■ CHALLENGE
Return, without pictures, the lines from the start of the data through the one that contains "from bokeh.resources import INLINE".

━━━ DATASET EXTRACT

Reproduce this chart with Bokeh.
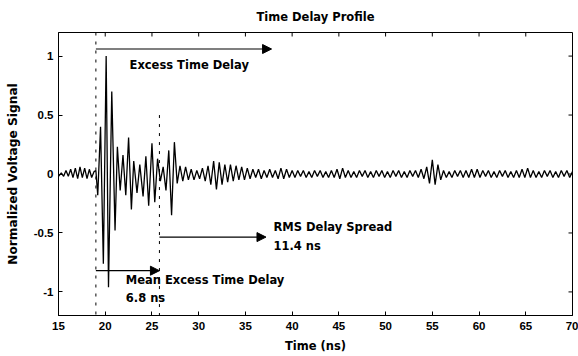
import math
from bokeh.plotting import figure
from bokeh.models import (Arrow, NormalHead, Label, FixedTicker,
                          CustomJSTickFormatter, Range1d)
from bokeh.embed import file_html
from bokeh.resources import INLINE

# ---- data ----
TIME_NS = [15.0, 15.3, 15.55, 15.8, 16.05, 16.3, 16.55, 16.8, 17.05, 17.3, 17.55, 17.8,
           18.05, 18.3, 18.55, 18.8, 19.0,
           19.2, 19.5, 19.8, 20.1, 20.35, 20.7, 21.05, 21.3, 21.6, 21.9, 22.2, 22.5,
           22.8, 23.05, 23.4, 23.7, 24.05, 24.35, 24.65, 25.0, 25.3, 25.6, 25.9, 26.2,
           26.5, 26.8, 27.1, 27.4, 27.7, 28.0, 28.3, 28.6,
           28.9, 29.2, 29.5, 29.8, 30.1, 30.4, 30.7, 31.0, 31.3, 31.6, 31.9, 32.2,
           32.5, 32.8, 33.1, 33.4, 33.7, 34.0, 34.3, 34.6, 34.9, 35.2, 35.5, 35.8,
           36.1, 36.4, 36.7, 37.0, 37.3, 37.6, 37.9, 38.2, 38.5, 38.8, 39.1, 39.4,
           39.7, 40.0, 40.3, 40.6, 40.9, 41.2, 41.5, 41.8, 42.1, 42.4, 42.7, 43.0,
           43.3, 43.6, 43.9, 44.2, 44.5, 44.8, 45.1, 45.4, 45.7, 46.0, 46.3, 46.6,
           46.9, 47.2, 47.5, 47.8, 48.1, 48.4, 48.7, 49.0, 49.3, 49.6, 49.9, 50.2,
           50.5, 50.8, 51.1, 51.4, 51.7, 52.0, 52.3, 52.6, 52.9, 53.2, 53.5, 53.8,
           54.1, 54.4, 54.7, 55.0, 55.3, 55.6, 55.9, 56.2, 56.5, 56.8, 57.1, 57.4,
           57.7, 58.0, 58.3, 58.6, 58.9, 59.2, 59.5, 59.8, 60.1, 60.4, 60.7, 61.0,
           61.3, 61.6, 61.9, 62.2, 62.5, 62.8, 63.1, 63.4, 63.7, 64.0, 64.3, 64.6,
           64.9, 65.2, 65.5, 65.8, 66.1, 66.4, 66.7, 67.0, 67.3, 67.6, 67.9, 68.2,
           68.5, 68.8, 69.1, 69.4, 69.7, 70.0]
VOLTAGE = [-0.02, 0.01, -0.02, 0.03, -0.02, 0.04, -0.03, 0.05, -0.04, 0.06, -0.03, 0.05,
           -0.04, 0.04, -0.03, 0.02, 0.03,
           -0.18, 0.40, -0.76, 1.00, -0.96, 0.70, -0.48, 0.23, -0.14, 0.16, -0.18, 0.31,
           -0.30, 0.11, -0.16, 0.08, -0.19, 0.15, -0.27, 0.26, -0.24, 0.13, -0.06, 0.06,
           -0.14, 0.20, -0.35, 0.27, -0.08, 0.07, -0.06, 0.06,
           -0.05, 0.04, -0.05, 0.03, -0.04, 0.05, -0.06, 0.07, -0.09, 0.11, -0.13, 0.10,
           -0.09, 0.08, -0.07, 0.08, -0.06, 0.07, -0.05, 0.06, -0.05, 0.05, -0.04, 0.04,
           -0.03, 0.04, -0.04, 0.03, -0.03, 0.04, -0.03, 0.03, -0.04, 0.05, -0.04, 0.04,
           -0.03, 0.03, -0.03, 0.03, -0.02, 0.03, -0.03, 0.02, -0.03, 0.03, -0.02, 0.03,
           -0.03, 0.02, -0.03, 0.03, -0.03, 0.04, -0.04, 0.05, -0.03, 0.03, -0.03, 0.02,
           -0.03, 0.03, -0.02, 0.03, -0.03, 0.02, -0.03, 0.03, -0.02, 0.03, -0.03, 0.02,
           -0.03, 0.03, -0.02, 0.03, -0.03, 0.02, -0.03, 0.03, -0.02, 0.03, -0.03, 0.04,
           -0.04, 0.06, -0.08, 0.12, -0.09, 0.08, -0.05, 0.03, -0.03, 0.02, -0.03, 0.03,
           -0.02, 0.03, -0.03, 0.03, -0.03, 0.04, -0.03, 0.04, -0.03, 0.03, -0.02, 0.03,
           -0.03, 0.02, -0.03, 0.03, -0.02, 0.03, -0.03, 0.02, -0.03, 0.03, -0.03, 0.04,
           -0.03, 0.05, -0.03, 0.03, -0.03, 0.02, -0.03, 0.03, -0.02, 0.03, -0.03, 0.02,
           -0.03, 0.03, -0.02, 0.03, -0.03, 0.02]

X_TICKS = [15, 20, 25, 30, 35, 40, 45, 50, 55, 60, 65, 70]
Y_TICKS = [-1, -0.5, 0, 0.5, 1]

FIRST_ARRIVAL_NS = 19.0
MEAN_EXCESS_DELAY_NS = 6.8
RMS_DELAY_SPREAD_NS = 11.4
EXCESS_DELAY_END_NS = 37.8

TITLE = "Time Delay Profile"
X_LABEL = "Time (ns)"
Y_LABEL = "Normalized Voltage Signal"

BOLD_FONT = "DejaVu Sans"
TICK_FONT = "Liberation Sans"

X_MIN, X_MAX = 15, 70
Y_MIN, Y_MAX = -1.2, 1.2

p = figure(width=578, height=356, output_backend="svg", toolbar_location=None,
           x_range=Range1d(X_MIN, X_MAX), y_range=Range1d(Y_MIN, Y_MAX),
           min_border_left=58, min_border_right=6, min_border_top=32, min_border_bottom=41,
           title=TITLE)
p.background_fill_color = "white"
p.border_fill_color = "white"
p.outline_line_color = "black"
p.outline_line_width = 1
p.grid.visible = False

p.title.align = "center"
p.title.vertical_align = "top"
p.title.standoff = 13
p.title.text_font = BOLD_FONT
p.title.text_font_style = "bold"
p.title.text_font_size = "11.5px"
p.title.text_color = "black"

tick_fmt = CustomJSTickFormatter(code="return tick.toString();")

for ax in (p.xaxis[0], p.yaxis[0]):
    ax.major_tick_in = 4
    ax.major_tick_out = 0
    ax.minor_tick_in = 0
    ax.minor_tick_out = 0
    ax.axis_line_color = "black"
    ax.major_tick_line_color = "black"
    ax.major_label_text_font = TICK_FONT
    ax.major_label_text_font_style = "bold"
    ax.major_label_text_font_size = "11.5px"
    ax.major_label_text_color = "black"
    ax.axis_label_text_font = BOLD_FONT
    ax.axis_label_text_font_style = "bold"
    ax.axis_label_text_font_size = "11.5px"
    ax.axis_label_text_color = "black"
    ax.formatter = tick_fmt

p.xaxis[0].ticker = FixedTicker(ticks=X_TICKS)
p.yaxis[0].ticker = FixedTicker(ticks=Y_TICKS)
p.xaxis[0].axis_label = X_LABEL
p.yaxis[0].axis_label = Y_LABEL
p.yaxis[0].axis_label_text_font_size = "12.2px"
p.xaxis[0].major_label_standoff = 6
p.xaxis[0].axis_label_standoff = 6
p.yaxis[0].major_label_standoff = 5
p.yaxis[0].axis_label_standoff = 11

# inward tick marks on the top and right edges of the box (no labels)
p.ray(x=X_TICKS, y=[Y_MAX] * len(X_TICKS), length=4, length_units="screen",
      angle=-math.pi / 2, line_color="black", line_width=1)
p.ray(x=[X_MAX] * len(Y_TICKS), y=Y_TICKS, length=4, length_units="screen",
      angle=math.pi, line_color="black", line_width=1)

# signal
p.line(TIME_NS, VOLTAGE, line_color="black", line_width=1.3)

mean_t = FIRST_ARRIVAL_NS + MEAN_EXCESS_DELAY_NS
rms_end = mean_t + RMS_DELAY_SPREAD_NS

# dashed markers
p.segment(x0=[FIRST_ARRIVAL_NS, mean_t], y0=[Y_MAX, 0.5], x1=[FIRST_ARRIVAL_NS, mean_t],
          y1=[Y_MIN, Y_MIN], line_color="black", line_width=1, line_dash="3 6")

def arrow(x0, x1, y):
    p.add_layout(Arrow(end=NormalHead(size=9, fill_color="black", line_color="black"),
                       x_start=x0, y_start=y, x_end=x1, y_end=y,
                       line_color="black", line_width=1.2))

arrow(FIRST_ARRIVAL_NS, EXCESS_DELAY_END_NS, 1.06)
arrow(mean_t, rms_end, -0.535)
arrow(FIRST_ARRIVAL_NS, mean_t, -0.82)

def label(x, y, text):
    p.add_layout(Label(x=x, y=y, text=text, text_font=BOLD_FONT, text_font_style="bold",
                       text_font_size="11.5px", text_baseline="middle", text_align="left",
                       text_color="black"))

label(22.6, 0.925, "Excess Time Delay")
label(38.0, -0.45, "RMS Delay Spread")
label(38.0, -0.61, "%.1f ns" % RMS_DELAY_SPREAD_NS)
label(22.2, -0.90, "Mean Excess Time Delay")
label(22.2, -1.05, "%.1f ns" % MEAN_EXCESS_DELAY_NS)

open("out.html", "w").write(file_html(p, INLINE))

━━━━━━

■ CORRECT ANSWER
Reproduce this chart with Bokeh.
import math
from bokeh.plotting import figure
from bokeh.models import (Arrow, NormalHead, Label, FixedTicker,
                          CustomJSTickFormatter, Range1d)
from bokeh.embed import file_html
from bokeh.resources import INLINE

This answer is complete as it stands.